**EXERCISE OBJECTIVE:** Word for word, print each line of the listing below; pictures stay out.

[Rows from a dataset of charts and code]
★ ★ ★ ★ ★

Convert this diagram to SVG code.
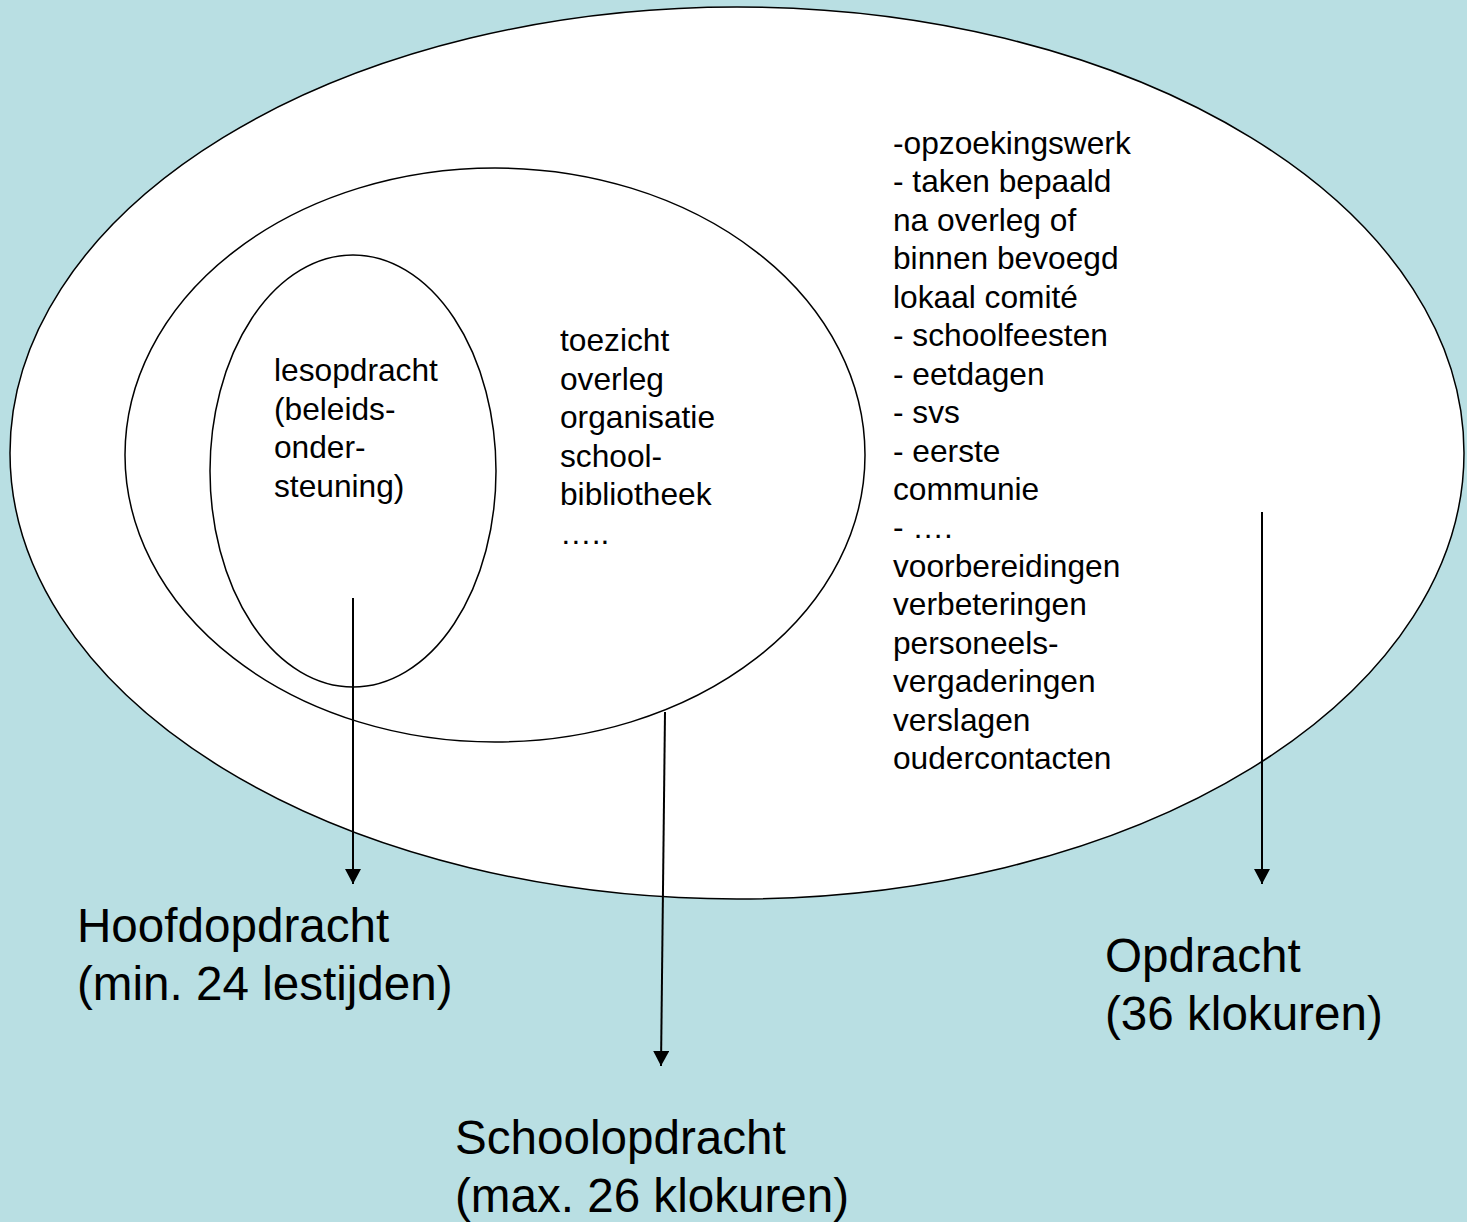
<svg xmlns="http://www.w3.org/2000/svg" width="1467" height="1222" viewBox="0 0 1467 1222">
<style>
.el{fill:#ffffff;stroke:#000;stroke-width:1.5}
.in{fill:none;stroke:#000;stroke-width:1.5}
.t{font-family:"Liberation Sans",Arial,sans-serif;font-size:31.7px;fill:#000}
.b{font-family:"Liberation Sans",Arial,sans-serif;font-size:47.6px;fill:#000}
.c{stroke:#000;stroke-width:2;fill:none}
</style>
<defs>
<marker id="ah" markerUnits="userSpaceOnUse" markerWidth="18" markerHeight="18" refX="15" refY="8" orient="auto">
<path d="M0,0 L15,8 L0,16 Z" fill="#000"/>
</marker>
</defs>
<rect width="1467" height="1222" fill="#B9DFE3"/>
<g id="opdracht">
<ellipse class="el" cx="737" cy="453" rx="727" ry="446"/>
<text class="t" x="893" y="154">-opzoekingswerk</text>
<text class="t" x="893" y="192.4">- taken bepaald</text>
<text class="t" x="893" y="230.9">na overleg of</text>
<text class="t" x="893" y="269.3">binnen bevoegd</text>
<text class="t" x="893" y="307.8">lokaal comité</text>
<text class="t" x="893" y="346.2">- schoolfeesten</text>
<text class="t" x="893" y="384.6">- eetdagen</text>
<text class="t" x="893" y="423.1">- svs</text>
<text class="t" x="893" y="461.5">- eerste</text>
<text class="t" x="893" y="500">communie</text>
<text class="t" x="893" y="538.4">- ….</text>
<text class="t" x="893" y="576.8">voorbereidingen</text>
<text class="t" x="893" y="615.3">verbeteringen</text>
<text class="t" x="893" y="653.7">personeels-</text>
<text class="t" x="893" y="692.2">vergaderingen</text>
<text class="t" x="893" y="730.6">verslagen</text>
<text class="t" x="893" y="769">oudercontacten</text>
</g>
<g id="schoolopdracht">
<ellipse class="in" cx="495" cy="455" rx="370" ry="287"/>
<text class="t" x="560" y="351">toezicht</text>
<text class="t" x="560" y="389.5">overleg</text>
<text class="t" x="560" y="428">organisatie</text>
<text class="t" x="560" y="466.5">school-</text>
<text class="t" x="560" y="505">bibliotheek</text>
<text class="t" x="560" y="543.5">…..</text>
</g>
<g id="hoofdopdracht">
<ellipse class="in" cx="353" cy="471" rx="143" ry="216"/>
<text class="t" x="274" y="381">lesopdracht</text>
<text class="t" x="274" y="419.5">(beleids-</text>
<text class="t" x="274" y="458">onder-</text>
<text class="t" x="274" y="496.5">steuning)</text>
</g>
<g id="connectors">
<line class="c" x1="353" y1="598" x2="353" y2="884" marker-end="url(#ah)"/>
<line class="c" x1="665" y1="712" x2="661" y2="1066" marker-end="url(#ah)"/>
<line class="c" x1="1262" y1="512" x2="1262" y2="884" marker-end="url(#ah)"/>
</g>
<g id="label-hoofdopdracht">
<text class="b" x="77" y="942">Hoofdopdracht</text>
<text class="b" x="77" y="1000">(min. 24 lestijden)</text>
</g>
<g id="label-schoolopdracht">
<text class="b" x="455" y="1154">Schoolopdracht</text>
<text class="b" x="455" y="1212">(max. 26 klokuren)</text>
</g>
<g id="label-opdracht">
<text class="b" x="1105" y="972">Opdracht</text>
<text class="b" x="1105" y="1030">(36 klokuren)</text>
</g>
</svg>
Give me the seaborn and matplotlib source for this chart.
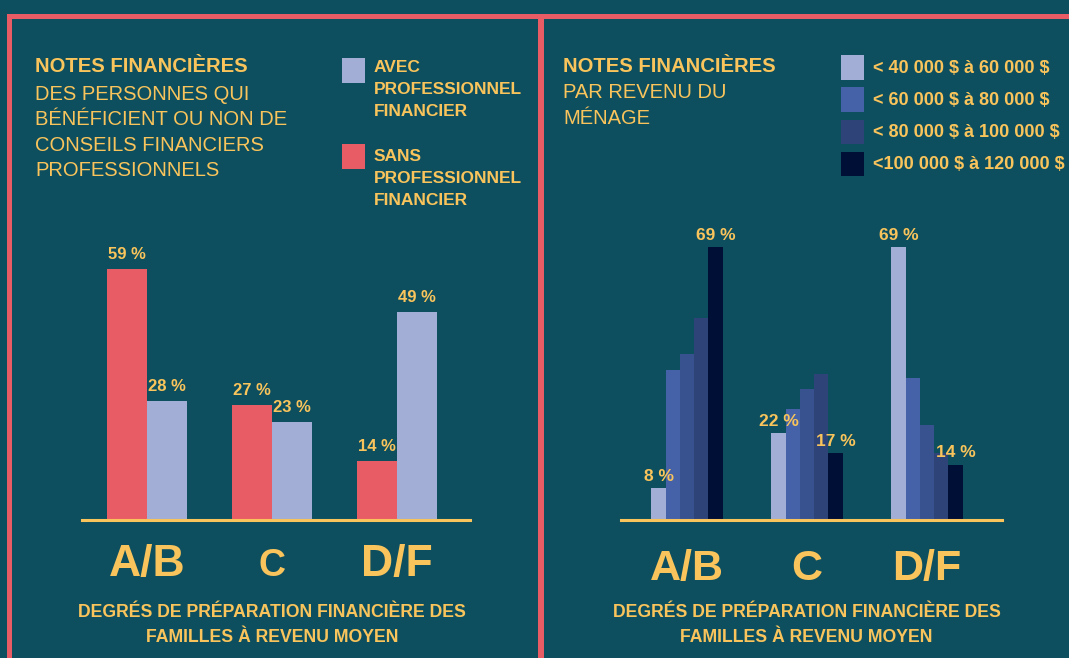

★ ★ ★ ★ ★

**SOLUTION FOR THIS TASK:**
Convert this diagram to SVG code.
<svg xmlns="http://www.w3.org/2000/svg" width="1467" height="1222" viewBox="0 0 1467 1222">
<style>
.el{fill:#ffffff;stroke:#000;stroke-width:1.5}
.in{fill:none;stroke:#000;stroke-width:1.5}
.t{font-family:"Liberation Sans",Arial,sans-serif;font-size:31.7px;fill:#000}
.b{font-family:"Liberation Sans",Arial,sans-serif;font-size:47.6px;fill:#000}
.c{stroke:#000;stroke-width:2;fill:none}
</style>
<defs>
<marker id="ah" markerUnits="userSpaceOnUse" markerWidth="18" markerHeight="18" refX="15" refY="8" orient="auto">
<path d="M0,0 L15,8 L0,16 Z" fill="#000"/>
</marker>
</defs>
<rect width="1467" height="1222" fill="#B9DFE3"/>
<g id="opdracht">
<ellipse class="el" cx="737" cy="453" rx="727" ry="446"/>
<text class="t" x="893" y="154">-opzoekingswerk</text>
<text class="t" x="893" y="192.4">- taken bepaald</text>
<text class="t" x="893" y="230.9">na overleg of</text>
<text class="t" x="893" y="269.3">binnen bevoegd</text>
<text class="t" x="893" y="307.8">lokaal comité</text>
<text class="t" x="893" y="346.2">- schoolfeesten</text>
<text class="t" x="893" y="384.6">- eetdagen</text>
<text class="t" x="893" y="423.1">- svs</text>
<text class="t" x="893" y="461.5">- eerste</text>
<text class="t" x="893" y="500">communie</text>
<text class="t" x="893" y="538.4">- ….</text>
<text class="t" x="893" y="576.8">voorbereidingen</text>
<text class="t" x="893" y="615.3">verbeteringen</text>
<text class="t" x="893" y="653.7">personeels-</text>
<text class="t" x="893" y="692.2">vergaderingen</text>
<text class="t" x="893" y="730.6">verslagen</text>
<text class="t" x="893" y="769">oudercontacten</text>
</g>
<g id="schoolopdracht">
<ellipse class="in" cx="495" cy="455" rx="370" ry="287"/>
<text class="t" x="560" y="351">toezicht</text>
<text class="t" x="560" y="389.5">overleg</text>
<text class="t" x="560" y="428">organisatie</text>
<text class="t" x="560" y="466.5">school-</text>
<text class="t" x="560" y="505">bibliotheek</text>
<text class="t" x="560" y="543.5">…..</text>
</g>
<g id="hoofdopdracht">
<ellipse class="in" cx="353" cy="471" rx="143" ry="216"/>
<text class="t" x="274" y="381">lesopdracht</text>
<text class="t" x="274" y="419.5">(beleids-</text>
<text class="t" x="274" y="458">onder-</text>
<text class="t" x="274" y="496.5">steuning)</text>
</g>
<g id="connectors">
<line class="c" x1="353" y1="598" x2="353" y2="884" marker-end="url(#ah)"/>
<line class="c" x1="665" y1="712" x2="661" y2="1066" marker-end="url(#ah)"/>
<line class="c" x1="1262" y1="512" x2="1262" y2="884" marker-end="url(#ah)"/>
</g>
<g id="label-hoofdopdracht">
<text class="b" x="77" y="942">Hoofdopdracht</text>
<text class="b" x="77" y="1000">(min. 24 lestijden)</text>
</g>
<g id="label-schoolopdracht">
<text class="b" x="455" y="1154">Schoolopdracht</text>
<text class="b" x="455" y="1212">(max. 26 klokuren)</text>
</g>
<g id="label-opdracht">
<text class="b" x="1105" y="972">Opdracht</text>
<text class="b" x="1105" y="1030">(36 klokuren)</text>
</g>
</svg>
Give me the seaborn and matplotlib source for this chart.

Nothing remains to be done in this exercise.